• _What is expected_: Using the material below, print a verbatim copy of every line from the one containing "Generate a Python" through the one containing "0.170, 0.106, 0.065]", inclusive, and omit the pictures.

'''

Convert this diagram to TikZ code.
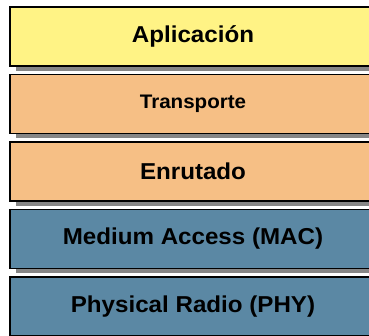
\documentclass[tikz,border=0pt]{standalone}
\usepackage{fontspec}
\setmainfont{Liberation Sans}
\newfontfamily\layerfont[FakeStretch=1.05]{Liberation Sans}
\usetikzlibrary{shadows}
\definecolor{appyellow}{RGB}{255,243,133}
\definecolor{netorange}{RGB}{246,191,133}
\definecolor{linkblue}{RGB}{91,136,164}
\tikzset{
  layer/.style={draw=black, line width=1.5pt, minimum width=366pt,
    minimum height=59pt, inner sep=0pt,
    font=\layerfont\bfseries\fontsize{23}{26}\selectfont,
    drop shadow={shadow xshift=6pt, shadow yshift=-5pt, fill=gray!95, opacity=1}},
}
\begin{document}
\begin{tikzpicture}[x=1pt, y=1pt]
      \useasboundingbox (0, 0) rectangle (369, 336);
      \clip (0, 0) rectangle (369, 336);
      \node[layer, fill=appyellow] (app) at (193, 299.5) {Aplicación};
      \node[layer, fill=netorange, font=\layerfont\bfseries\fontsize{19.6}{22}\selectfont] (trans) at (193, 232) {Transporte};
      \node[layer, fill=netorange] (route) at (193, 164.5) {Enrutado};
      \node[layer, fill=linkblue] (mac) at (193, 97) {Medium Access (MAC)};
      \node[layer, fill=linkblue] (phy) at (193, 29.5) {Physical Radio (PHY)};
    \end{tikzpicture}
\end{document}
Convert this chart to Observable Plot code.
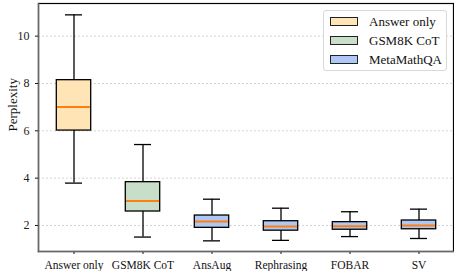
<!DOCTYPE html>
<html>
<head>
<meta charset="utf-8">
<script src="https://cdn.jsdelivr.net/npm/d3@7"></script>
<script src="https://cdn.jsdelivr.net/npm/@observablehq/plot@0.6"></script>
<style>
  html, body { margin: 0; padding: 0; background: #fff; }
  #wrap { position: relative; width: 454px; height: 271px; font-family: 'Liberation Serif', 'Times New Roman', Tinos, 'DejaVu Serif', serif; }
  #legend { position: absolute; left: 323px; top: 10px; width: 124px; height: 61px; box-sizing: border-box;
    border: 1px solid #d8d8d8; border-radius: 3px; background: rgba(255,255,255,0.9); font-size: 13px;
    font-family: 'Liberation Serif', 'Times New Roman', Tinos, 'DejaVu Serif', serif; }
  .row { position: absolute; left: 6px; height: 19px; display: flex; align-items: center; }
  .sw { width: 26px; height: 7px; border: 1px solid #222; margin-right: 11px; }
  .lab { line-height: 19px; color: #111; }
  svg text { font-family: 'Liberation Serif', 'Times New Roman', Tinos, 'DejaVu Serif', serif !important; }
</style>
</head>
<body>
<div id="wrap"></div>
<script>
const categories = ["Answer only", "GSM8K CoT", "AnsAug", "Rephrasing", "FOBAR", "SV"];
const whiskerLow  = [3.79, 1.51, 1.35, 1.37, 1.53, 1.45];
const q1          = [6.01, 2.59, 1.90, 1.78, 1.82, 1.84];
const median      = [7.01, 3.03, 2.17, 1.96, 1.97, 2.00];
const q3          = [8.14, 3.83, 2.42, 2.18, 2.14, 2.21];
const whiskerHigh = [10.90, 5.42, 3.11, 2.73, 2.58, 2.69];
const group       = ["Answer only", "GSM8K CoT", "MetaMathQA", "MetaMathQA", "MetaMathQA", "MetaMathQA"];
const legendNames = ["Answer only", "GSM8K CoT", "MetaMathQA"];
const legendColors = ["#ffe4b5", "#c9dec9", "#aec7f4"];
const yTicks = [2, 4, 6, 8, 10];

const rows = categories.map((c, i) => ({
  cat: c, lo: whiskerLow[i], q1: q1[i], med: median[i], q3: q3[i], hi: whiskerHigh[i], group: group[i]
}));

const boxInset = 17.3;
const capInset = 26;
const serif = "'Liberation Serif', 'Times New Roman', Tinos, 'DejaVu Serif', serif";

const chart = Plot.plot({
  width: 454,
  height: 271,
  marginLeft: 38,
  marginRight: 1,
  marginTop: 3,
  marginBottom: 20,
  style: { fontFamily: serif, fontSize: "11px", color: "#111" },
  x: { type: "band", domain: categories, padding: 0, label: null, tickSize: 3 },
  y: { domain: [0.9, 11.38], ticks: yTicks, tickSize: 3, label: null },
  color: { domain: legendNames, range: legendColors },
  marks: [
    Plot.ruleY(yTicks, { stroke: "#c8c8c8", strokeDasharray: "2,2", strokeWidth: 0.8 }),
    Plot.ruleX(rows, { x: "cat", y1: "lo", y2: "hi", stroke: "#000", strokeWidth: 1.3 }),
    Plot.tickY(rows, { x: "cat", y: "lo", stroke: "#000", strokeWidth: 1.3, insetLeft: capInset, insetRight: capInset }),
    Plot.tickY(rows, { x: "cat", y: "hi", stroke: "#000", strokeWidth: 1.3, insetLeft: capInset, insetRight: capInset }),
    Plot.barY(rows, { x: "cat", y1: "q1", y2: "q3", fill: "group", stroke: "#000", strokeWidth: 1.3, insetLeft: boxInset, insetRight: boxInset }),
    Plot.tickY(rows, { x: "cat", y: "med", stroke: "#ff7f0e", strokeWidth: 2, insetLeft: boxInset + 0.7, insetRight: boxInset + 0.7 }),
    Plot.axisY({ ticks: yTicks, tickSize: 3, label: null, fontSize: 12, fill: "#222" }),
    Plot.axisX({ tickSize: 3, label: null, fontSize: 11.5, fill: "#111" }),
    Plot.frame({ stroke: "#000", strokeWidth: 1.2 }),
    Plot.frame({ anchor: "left", stroke: "#666", strokeWidth: 1.5 }),
    Plot.frame({ anchor: "bottom", stroke: "#666", strokeWidth: 1.5 }),
    Plot.text(["Perplexity"], { frameAnchor: "left", dx: -26, dy: 4, rotate: -90, fontSize: 13, fill: "#111" })
  ]
});

const wrap = document.getElementById("wrap");
wrap.appendChild(chart);

const legend = document.createElement("div");
legend.id = "legend";
legendNames.forEach((name, i) => {
  const r = document.createElement("div");
  r.className = "row";
  r.style.top = (1 + i * 19) + "px";
  const sw = document.createElement("div");
  sw.className = "sw";
  sw.style.background = legendColors[i];
  const lab = document.createElement("span");
  lab.className = "lab";
  lab.textContent = name;
  r.appendChild(sw);
  r.appendChild(lab);
  legend.appendChild(r);
});
wrap.appendChild(legend);
</script>
</body>
</html>
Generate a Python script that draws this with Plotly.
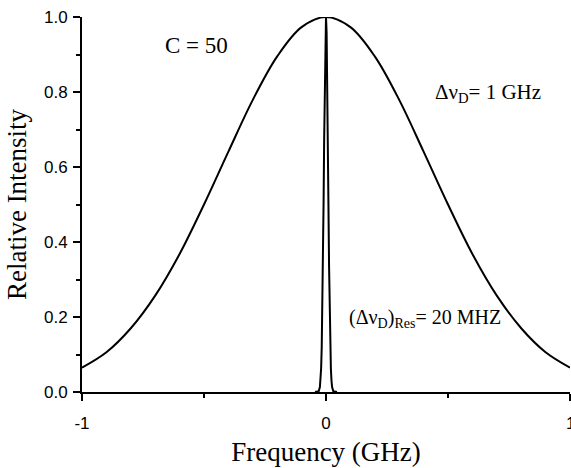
import plotly.graph_objects as go

# Broad Doppler profile, GHz vs relative intensity
broad_x = [-1.0, -0.9, -0.8, -0.7, -0.6, -0.5, -0.4, -0.3, -0.2, -0.1, 0.0,
           0.1, 0.2, 0.3, 0.4, 0.5, 0.6, 0.7, 0.8, 0.9, 1.0]
broad_y = [0.065, 0.106, 0.170, 0.257, 0.368, 0.500, 0.641, 0.779, 0.895, 0.973, 1.000,
           0.973, 0.895, 0.779, 0.641, 0.500, 0.368, 0.257, 0.170, 0.106, 0.065]

# Narrow resonant profile
narrow_x = [-0.045, -0.03, -0.025, -0.0225, -0.02, -0.0175, -0.015, -0.0125, -0.01, -0.0075,
            -0.005, -0.0025, 0.0, 0.0025, 0.005, 0.0075, 0.01, 0.0125, 0.015, 0.0175,
            0.02, 0.0225, 0.025, 0.03, 0.045]
narrow_y = [0.0, 0.002, 0.013, 0.030, 0.0625, 0.120, 0.210, 0.338, 0.500, 0.677,
            0.841, 0.958, 1.0, 0.958, 0.841, 0.677, 0.500, 0.338, 0.210, 0.120,
            0.0625, 0.030, 0.013, 0.002, 0.0]

y_ticks = [0.0, 0.2, 0.4, 0.6, 0.8, 1.0]
x_ticks = [-1, 0, 1]
x_ticktext = ["-1", "0", "1"]

serif = "Liberation Serif, Times New Roman, serif"
sans = "Liberation Sans, Arial, sans-serif"

fig = go.Figure()
fig.add_trace(go.Scatter(x=broad_x, y=broad_y, mode="lines",
                         line=dict(color="black", width=2, shape="spline", smoothing=1.0),
                         showlegend=False, hoverinfo="skip"))
fig.add_trace(go.Scatter(x=narrow_x, y=narrow_y, mode="lines",
                         line=dict(color="black", width=2),
                         showlegend=False, hoverinfo="skip"))

fig.update_layout(
    width=571, height=468,
    margin=dict(l=82, r=1, t=17, b=76),
    paper_bgcolor="white", plot_bgcolor="white",
    xaxis=dict(range=[-1, 1], tickvals=x_ticks, ticktext=x_ticktext,
               ticks="outside", ticklen=7, tickwidth=1.5, tickcolor="black",
               ticklabelstandoff=8,
               showline=True, linecolor="black", linewidth=2, showgrid=False, zeroline=False,
               minor=dict(tickvals=[-0.5, 0.5], ticks="outside", ticklen=4, tickwidth=1.5,
                          tickcolor="black", showgrid=False),
               tickfont=dict(family=sans, size=17, color="black"),
               title=dict(text="Frequency (GHz)", font=dict(family=serif, size=27, color="black"),
                          standoff=10)),
    yaxis=dict(range=[0, 1], tickvals=y_ticks, tickformat=".1f",
               ticks="outside", ticklen=7, tickwidth=1.5, tickcolor="black",
               ticklabelstandoff=2,
               showline=True, linecolor="black", linewidth=2, showgrid=False, zeroline=False,
               minor=dict(tickvals=[0.1, 0.3, 0.5, 0.7, 0.9], ticks="outside", ticklen=4,
                          tickwidth=1.5, tickcolor="black", showgrid=False),
               tickfont=dict(family=sans, size=17, color="black"),
               title=dict(text="Relative Intensity", font=dict(family=serif, size=27, color="black"),
                          standoff=10)),
    annotations=[
        dict(x=-0.529, y=0.925, xref="x", yref="y", text="C = 50", showarrow=False,
             font=dict(family=serif, size=23, color="black")),
        dict(x=0.664, y=0.797, xref="x", yref="y", text="Δν<sub>D</sub>= 1 GHz", showarrow=False,
             font=dict(family=serif, size=21, color="black")),
        dict(x=0.406, y=0.195, xref="x", yref="y", text="(Δν<sub>D</sub>)<sub>Res</sub>= 20 MHZ",
             showarrow=False, font=dict(family=serif, size=20, color="black")),
        # right-most tick label, cut by the page edge as in the reference
        dict(x=x_ticks[-1], y=0, xref="x", yref="y", text=x_ticktext[-1], showarrow=False,
             yanchor="middle", xanchor="center", yshift=-31,
             font=dict(family=sans, size=17, color="black")),
    ],
)

fig.write_html("out.html")
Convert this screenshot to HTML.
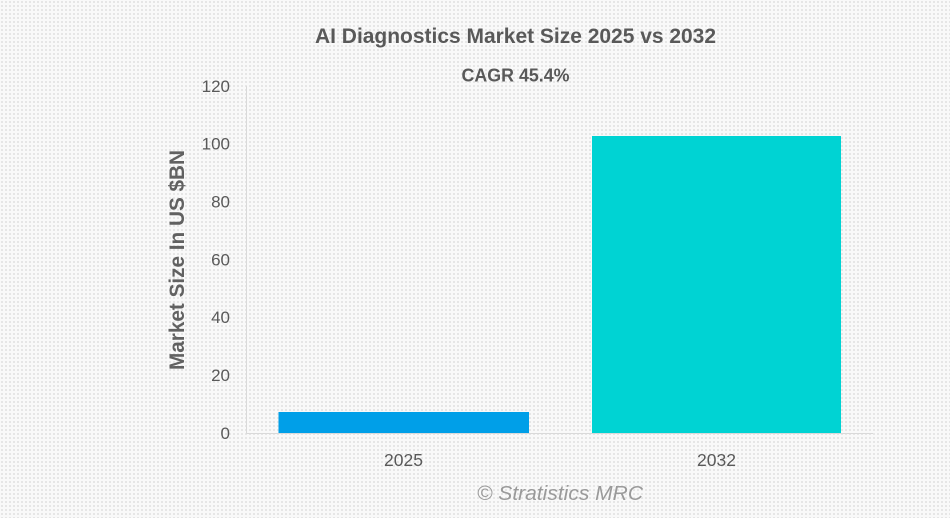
<!DOCTYPE html>
<html>
<head>
<meta charset="utf-8">
<style>
  html, body { margin: 0; padding: 0; }
  body { width: 950px; height: 518px; overflow: hidden; background: #f5f5f5; }
  svg { display: block; }
  text { font-family: "Liberation Sans", Arial, sans-serif; }
</style>
</head>
<body>
<svg width="950" height="518" viewBox="0 0 950 518" xmlns="http://www.w3.org/2000/svg">
  <defs>
    <pattern id="dots" x="0" y="0" width="4" height="4" patternUnits="userSpaceOnUse">
      <rect width="4" height="4" fill="#f9f9f9"/>
      <rect x="1" y="1" width="2" height="2" fill="#e6e6e6"/>
    </pattern>
  </defs>
  <rect width="950" height="518" fill="url(#dots)"/>

  <!-- Title -->
  <text x="515.5" y="43" text-anchor="middle" font-size="21" font-weight="bold" fill="#595959" textLength="401" lengthAdjust="spacingAndGlyphs">AI Diagnostics Market Size 2025 vs 2032</text>
  <text x="515.5" y="81.5" text-anchor="middle" font-size="18" font-weight="bold" fill="#595959" textLength="108" lengthAdjust="spacingAndGlyphs">CAGR 45.4%</text>

  <!-- Y axis title -->
  <text transform="translate(184,260) rotate(-90)" text-anchor="middle" font-size="21" font-weight="bold" fill="#616161" textLength="220" lengthAdjust="spacingAndGlyphs">Market Size In US $BN</text>

  <!-- Axes -->
  <line x1="246.5" y1="86" x2="246.5" y2="433" stroke="#d9d9d9" stroke-width="1"/>
  <line x1="246" y1="433.5" x2="873" y2="433.5" stroke="#d9d9d9" stroke-width="1"/>

  <!-- Y tick labels -->
  <g font-size="17" fill="#595959" text-anchor="end">
    <text x="230" y="439">0</text>
    <text x="230" y="381">20</text>
    <text x="230" y="323">40</text>
    <text x="230" y="265.5">60</text>
    <text x="230" y="207.5">80</text>
    <text x="230" y="149.5">100</text>
    <text x="230" y="92">120</text>
  </g>

  <!-- Bars -->
  <rect x="278.5" y="412" width="250.5" height="21" fill="#009fe8"/>
  <rect x="592" y="136" width="249" height="297" fill="#00d3d3"/>

  <!-- X labels -->
  <g font-size="17.5" fill="#595959" text-anchor="middle">
    <text x="403.5" y="466">2025</text>
    <text x="716.5" y="466">2032</text>
  </g>

  <!-- Watermark -->
  <text x="560" y="500" text-anchor="middle" font-size="20" font-style="italic" fill="#9a9a9a" textLength="166" lengthAdjust="spacingAndGlyphs">© Stratistics MRC</text>
</svg>
</body>
</html>
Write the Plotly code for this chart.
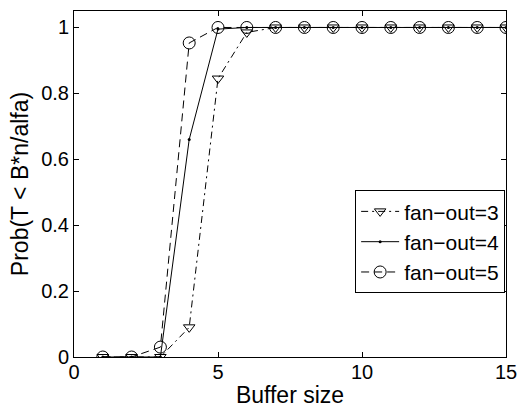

'''

• _Task response_:
Generate a Python script that draws this with Plotly.
import plotly.graph_objects as go

# Broad Doppler profile, GHz vs relative intensity
broad_x = [-1.0, -0.9, -0.8, -0.7, -0.6, -0.5, -0.4, -0.3, -0.2, -0.1, 0.0,
           0.1, 0.2, 0.3, 0.4, 0.5, 0.6, 0.7, 0.8, 0.9, 1.0]
broad_y = [0.065, 0.106, 0.170, 0.257, 0.368, 0.500, 0.641, 0.779, 0.895, 0.973, 1.000,
           0.973, 0.895, 0.779, 0.641, 0.500, 0.368, 0.257, 0.170, 0.106, 0.065]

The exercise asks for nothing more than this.